→ Dataset excerpt:
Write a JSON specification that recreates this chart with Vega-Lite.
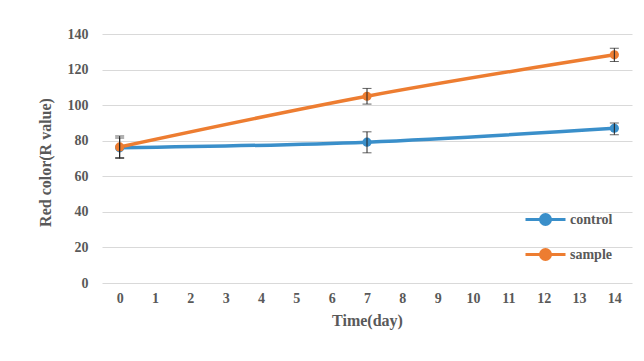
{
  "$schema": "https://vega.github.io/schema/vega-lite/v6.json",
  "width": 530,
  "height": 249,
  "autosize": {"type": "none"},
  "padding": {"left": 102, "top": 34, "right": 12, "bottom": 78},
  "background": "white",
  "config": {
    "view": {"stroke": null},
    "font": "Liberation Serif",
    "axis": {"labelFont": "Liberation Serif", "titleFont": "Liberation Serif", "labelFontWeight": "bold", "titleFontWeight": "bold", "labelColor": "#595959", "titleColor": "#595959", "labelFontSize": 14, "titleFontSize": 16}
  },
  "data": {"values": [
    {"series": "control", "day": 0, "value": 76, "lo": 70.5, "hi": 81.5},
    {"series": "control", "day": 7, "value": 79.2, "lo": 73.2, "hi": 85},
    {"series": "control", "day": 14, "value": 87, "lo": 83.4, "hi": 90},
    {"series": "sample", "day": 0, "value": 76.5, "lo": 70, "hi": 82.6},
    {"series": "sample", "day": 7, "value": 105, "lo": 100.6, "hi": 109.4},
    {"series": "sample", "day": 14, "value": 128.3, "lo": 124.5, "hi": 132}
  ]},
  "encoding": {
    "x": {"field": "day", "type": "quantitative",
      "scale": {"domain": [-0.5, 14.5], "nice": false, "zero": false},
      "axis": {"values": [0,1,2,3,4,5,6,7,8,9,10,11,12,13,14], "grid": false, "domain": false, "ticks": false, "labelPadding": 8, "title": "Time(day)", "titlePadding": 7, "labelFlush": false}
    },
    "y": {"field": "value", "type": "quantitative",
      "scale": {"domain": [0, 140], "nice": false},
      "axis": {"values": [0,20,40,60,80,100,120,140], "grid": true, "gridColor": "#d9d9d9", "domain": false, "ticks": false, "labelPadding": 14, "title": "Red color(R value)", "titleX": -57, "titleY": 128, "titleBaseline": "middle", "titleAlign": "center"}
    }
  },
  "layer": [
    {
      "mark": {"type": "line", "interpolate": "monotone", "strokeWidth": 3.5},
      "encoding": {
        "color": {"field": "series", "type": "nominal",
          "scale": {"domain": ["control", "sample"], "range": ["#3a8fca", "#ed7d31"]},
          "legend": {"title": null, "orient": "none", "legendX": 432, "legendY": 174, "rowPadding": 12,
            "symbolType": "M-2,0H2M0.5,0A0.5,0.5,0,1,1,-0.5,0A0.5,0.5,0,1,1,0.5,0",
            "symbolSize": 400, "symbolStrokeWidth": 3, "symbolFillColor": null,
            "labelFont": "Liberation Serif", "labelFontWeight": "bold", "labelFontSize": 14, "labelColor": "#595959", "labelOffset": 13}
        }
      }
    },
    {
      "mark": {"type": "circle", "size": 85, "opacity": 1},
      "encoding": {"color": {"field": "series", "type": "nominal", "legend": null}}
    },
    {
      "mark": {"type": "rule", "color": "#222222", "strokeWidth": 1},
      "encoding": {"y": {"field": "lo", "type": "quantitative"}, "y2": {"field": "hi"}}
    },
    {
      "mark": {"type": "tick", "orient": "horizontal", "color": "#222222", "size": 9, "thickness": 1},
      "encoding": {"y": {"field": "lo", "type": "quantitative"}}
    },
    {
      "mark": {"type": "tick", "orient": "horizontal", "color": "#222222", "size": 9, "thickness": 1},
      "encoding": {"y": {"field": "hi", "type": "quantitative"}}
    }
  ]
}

→ Short task:
Return the material exactly as given, apart from the pictures.

→ Output for this task:
Write a JSON specification that recreates this chart with Vega-Lite.
{
  "$schema": "https://vega.github.io/schema/vega-lite/v6.json",
  "width": 530,
  "height": 249,
  "autosize": {"type": "none"},
  "padding": {"left": 102, "top": 34, "right": 12, "bottom": 78},
  "background": "white",
  "config": {
    "view": {"stroke": null},
    "font": "Liberation Serif",
    "axis": {"labelFont": "Liberation Serif", "titleFont": "Liberation Serif", "labelFontWeight": "bold", "titleFontWeight": "bold", "labelColor": "#595959", "titleColor": "#595959", "labelFontSize": 14, "titleFontSize": 16}
  },
  "data": {"values": [
    {"series": "control", "day": 0, "value": 76, "lo": 70.5, "hi": 81.5},
    {"series": "control", "day": 7, "value": 79.2, "lo": 73.2, "hi": 85},
    {"series": "control", "day": 14, "value": 87, "lo": 83.4, "hi": 90},
    {"series": "sample", "day": 0, "value": 76.5, "lo": 70, "hi": 82.6},
    {"series": "sample", "day": 7, "value": 105, "lo": 100.6, "hi": 109.4},
    {"series": "sample", "day": 14, "value": 128.3, "lo": 124.5, "hi": 132}
  ]},
  "encoding": {
    "x": {"field": "day", "type": "quantitative",
      "scale": {"domain": [-0.5, 14.5], "nice": false, "zero": false},
      "axis": {"values": [0,1,2,3,4,5,6,7,8,9,10,11,12,13,14], "grid": false, "domain": false, "ticks": false, "labelPadding": 8, "title": "Time(day)", "titlePadding": 7, "labelFlush": false}
    },
    "y": {"field": "value", "type": "quantitative",
      "scale": {"domain": [0, 140], "nice": false},
      "axis": {"values": [0,20,40,60,80,100,120,140], "grid": true, "gridColor": "#d9d9d9", "domain": false, "ticks": false, "labelPadding": 14, "title": "Red color(R value)", "titleX": -57, "titleY": 128, "titleBaseline": "middle", "titleAlign": "center"}
    }
  },
  "layer": [
    {
      "mark": {"type": "line", "interpolate": "monotone", "strokeWidth": 3.5},
      "encoding": {
        "color": {"field": "series", "type": "nominal",
          "scale": {"domain": ["control", "sample"], "range": ["#3a8fca", "#ed7d31"]},
          "legend": {"title": null, "orient": "none", "legendX": 432, "legendY": 174, "rowPadding": 12,
            "symbolType": "M-2,0H2M0.5,0A0.5,0.5,0,1,1,-0.5,0A0.5,0.5,0,1,1,0.5,0",
            "symbolSize": 400, "symbolStrokeWidth": 3, "symbolFillColor": null,
            "labelFont": "Liberation Serif", "labelFontWeight": "bold", "labelFontSize": 14, "labelColor": "#595959", "labelOffset": 13}
        }
      }
    },
    {
      "mark": {"type": "circle", "size": 85, "opacity": 1},
      "encoding": {"color": {"field": "series", "type": "nominal", "legend": null}}
    },
    {
      "mark": {"type": "rule", "color": "#222222", "strokeWidth": 1},
      "encoding": {"y": {"field": "lo", "type": "quantitative"}, "y2": {"field": "hi"}}
    },
    {
      "mark": {"type": "tick", "orient": "horizontal", "color": "#222222", "size": 9, "thickness": 1},
      "encoding": {"y": {"field": "lo", "type": "quantitative"}}
    },
    {
      "mark": {"type": "tick", "orient": "horizontal", "color": "#222222", "size": 9, "thickness": 1},
      "encoding": {"y": {"field": "hi", "type": "quantitative"}}
    }
  ]
}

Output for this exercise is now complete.